Secondo l’alleanza internazionale Gavi, la tubercolosi è tornata nel 2023 come principale killer infettivo, superando il Covid-19. Bell osserva che la malnutrizione, fattore di vulnerabilità, riceve sempre meno fondi, mentre l’Oms privilegia risposte verticali come i vaccini, guidata dalle priorità dei donatori. Il finanziamento dell’Oms dipende infatti da contributi volontari legati a progetti specifici, con la Fondazione Gates secondo maggior finanziatore dopo gli Usa, seguita da Gavi. Questo sistema ha spostato l’attenzione da cure di base a interventi centralizzati. Elisabeth Paul, esperta di sistemi sanitari mondiali, definisce questa deriva un tradimento della missione normativa dell’Oms, ridotta a esecutrice delle priorità dei donatori e dell’industria farmaceutica, che promuove i vaccini come unica soluzione.

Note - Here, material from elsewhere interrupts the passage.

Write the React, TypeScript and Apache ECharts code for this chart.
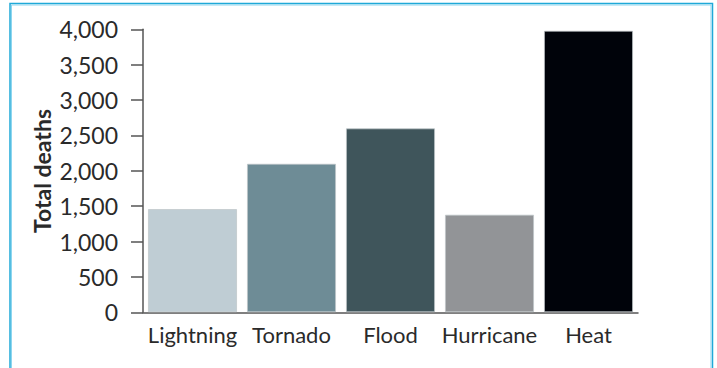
import React, { useEffect, useRef } from "react";
import * as echarts from "echarts";

const categories = ["Lightning", "Tornado", "Flood", "Hurricane", "Heat"];
const deaths = [1460, 2100, 2600, 1380, 3980];
const barColors = ["#BFCDD4", "#6E8C96", "#3F555B", "#929497", "#00030A"];
const yTicks = { min: 0, max: 4000, interval: 500 };
const yTitle = "Total deaths";

const FONT = "Lato, 'Noto Sans', sans-serif";

export default function App() {
  const ref = useRef<HTMLDivElement>(null);

  useEffect(() => {
    if (!ref.current) return;
    const chart = echarts.init(ref.current, undefined, { renderer: "svg" });
    chart.setOption({
      animation: false,
      backgroundColor: "#ffffff",
      grid: { left: 143, right: 79, top: 29.3, bottom: 55.7, containLabel: false },
      xAxis: {
        type: "category",
        data: categories,
        axisLine: { show: true, lineStyle: { color: "#555", width: 1.5 } },
        axisTick: { show: false },
        axisLabel: {
          interval: 0,
          color: "#2a2a2a",
          fontFamily: FONT,
          fontSize: 22,
          margin: 11,
        },
      },
      yAxis: {
        type: "value",
        min: yTicks.min,
        max: yTicks.max,
        interval: yTicks.interval,
        axisLine: { show: true, lineStyle: { color: "#555", width: 1.5 } },
        axisTick: { show: true, length: 12, lineStyle: { color: "#555", width: 1.5 } },
        splitLine: { show: false },
        axisLabel: {
          color: "#2a2a2a",
          fontFamily: FONT,
          fontSize: 23,
          margin: 25,
          formatter: (v: number) => v.toLocaleString("en-US"),
        },
      },
      graphic: [
        {
          type: "rect",
          shape: { x: 10, y: 3.5, width: 702.5, height: 400 },
          style: { fill: "none", stroke: "#1FA9D8", lineWidth: 1.5 },
          silent: true,
        },
        {
          type: "rect",
          shape: { x: 11.5, y: 5, width: 699.5, height: 400 },
          style: { fill: "none", stroke: "#8ED6EF", lineWidth: 1 },
          silent: true,
        },
        {
          type: "text",
          x: 42,
          y: 171,
          rotation: Math.PI / 2,
          style: {
            text: yTitle,
            font: `bold 23px ${FONT}`,
            fill: "#2a2a2a",
            align: "center",
            verticalAlign: "middle",
          },
        },
      ],
      series: [
        {
          type: "bar",
          barCategoryGap: "10%",
          data: deaths.map((v, i) => ({
            value: v,
            itemStyle: { color: barColors[i] },
          })),
          itemStyle: { borderColor: "rgba(190,196,200,0.7)", borderWidth: 1 },
        },
      ],
    });
    return () => chart.dispose();
  }, []);

  return (
    <div
      ref={ref}
      style={{ position: "fixed", left: 0, top: 0, width: 717, height: 368 }}
    />
  );
}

Si delineano due approcci ideologici: combattere malattie specifiche, più attraente per i finanziatori, o promuovere la salute olistica, che rafforza la resilienza contro tutti i patogeni. La Paul sottolinea che un sistema sanitario solido, come previsto dall’agenda dell’amministrazione Trump, resta la migliore preparazione contro future pandemie. Misurare il successo solo in termini di vite salvate dai vaccini e ignorare le cause strutturali come la malnutrizione, distorce le priorità.

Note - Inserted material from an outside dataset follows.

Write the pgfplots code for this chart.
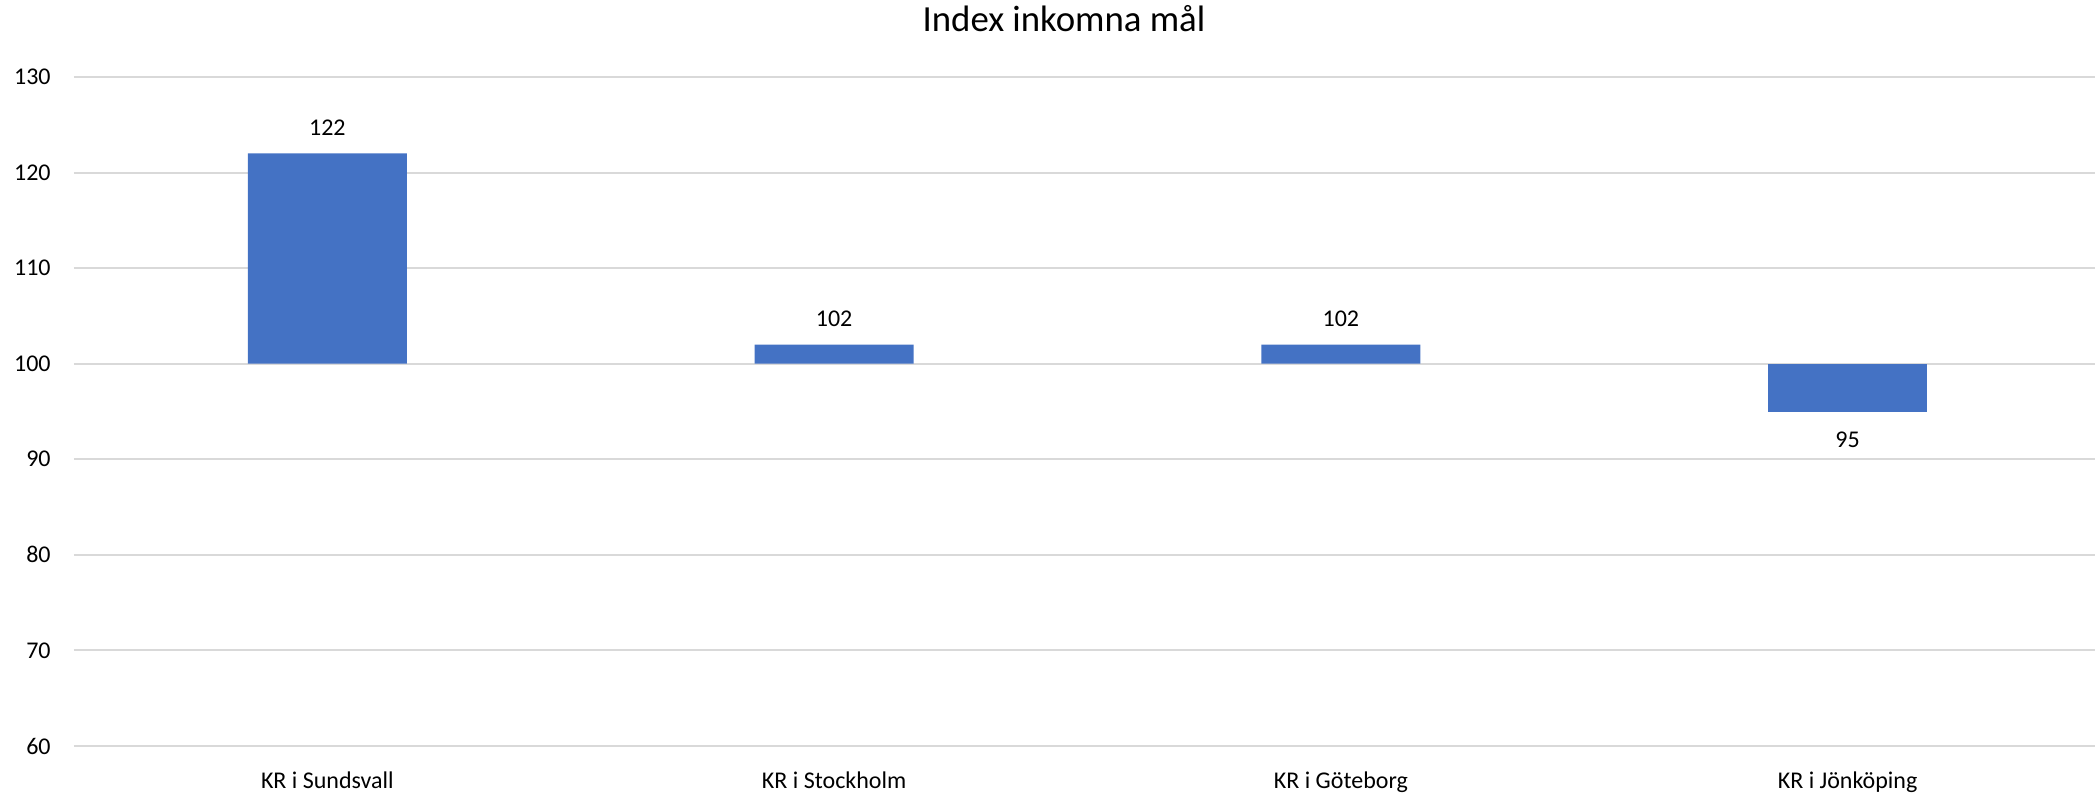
\documentclass[border=0pt]{standalone}
\usepackage{fontspec}
\setmainfont{Carlito}
\usepackage{pgfplots}
\usepackage{pgfplotstable}
\pgfplotsset{compat=1.18}
\definecolor{barblue}{HTML}{4472C4}
\definecolor{gridgray}{HTML}{D9D9D9}

% index per domstol, bars start at 100
\pgfplotstableread{
x v
0 122
1 102
2 102
}\indexover

\pgfplotstableread{
x v
3 95
}\indexunder

\begin{document}
\begin{tikzpicture}
\begin{axis}[
    scale only axis,
    width=1013.5bp, height=334.5bp,
    ybar, bar width=79.5bp, bar shift=0pt,
    xmin=-0.5, xmax=3.5,
    ymin=-40, ymax=30,
    y filter/.expression={y-100},
    axis line style={draw=none},
    major tick length=0pt,
    tick style={draw=none},
    xtick={0,1,2,3},
    xticklabels={KR i Sundsvall, KR i Stockholm, KR i Göteborg, KR i Jönköping},
    ytick={-40,-30,-20,-10,0,10,20,30},
    yticklabels={60,70,80,90,100,110,120,130},
    ymajorgrids=true,
    grid style={gridgray, line width=1bp},
    tick label style={font=\fontsize{12bp}{14bp}\selectfont, text=black},
    yticklabel style={anchor=east, inner sep=0pt, xshift=-11.5bp},
    xticklabel style={anchor=base, inner sep=0pt, yshift=-21bp},
    title={Index inkomna mål},
    title style={at={(0.4884,1)}, anchor=base, inner sep=0pt, yshift=17bp,
        font=\fontsize{18.4bp}{22bp}\selectfont},
    nodes near coords={\pgfmathprintnumber[assume math mode=true]{\pgfplotspointmeta}},
    point meta=explicit,
    nodes near coords style={font=\fontsize{12bp}{14bp}\selectfont, inner sep=9bp, text=black},
    clip=false,
]
\addplot[fill=barblue, draw=none] table[x=x, y=v, meta=v] {\indexover};
\addplot[fill=barblue, draw=none, nodes near coords style={anchor=north, inner sep=10bp}]
    table[x=x, y=v, meta=v] {\indexunder};
\end{axis}
\pgfresetboundingbox
\path (-37bp,-26bp) rectangle (1010.5bp,373bp);
\end{tikzpicture}
\end{document}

Mohamed Lamine Dramé, esperto di politiche sanitarie, critica i progetti imposti dall’alto senza consultare i governi locali. E osserva che il focus sulle emergenze lascia scoperte malattie come malaria e diarrea, ancora letali in molti Paesi.

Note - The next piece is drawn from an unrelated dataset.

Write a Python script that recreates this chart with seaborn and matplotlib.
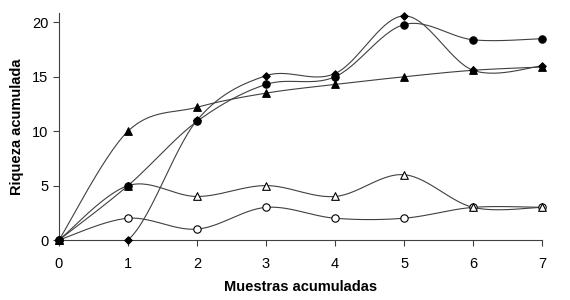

Il ritiro Usa e i tagli agli aiuti, che hanno ridotto i fondi per programmi Hiv e tubercolosi, avranno impatti immediati sui Paesi più poveri. Tuttavia, alcuni analisti vedono un’occasione di riforma, come l’aumento delle quote obbligatorie dei membri al 40% del budget Oms. Intanto la Cina, pur contribuendo meno degli Usa, ha promesso 500 milioni di dollari in cinque anni.
Il problema, però, va oltre l’Oms. Le istituzioni finanziarie spingono priorità pandemiche per interessi privati e ostacolano il dissenso dei Paesi più piccoli. La crisi dell’Hiv dimostra che nuove strutture possono emergere quando l’Oms tarda a rispondere. Ripensare il ruolo dell’agenzia appare inevitabile in un contesto sanitario mondiale in rapido cambiamento.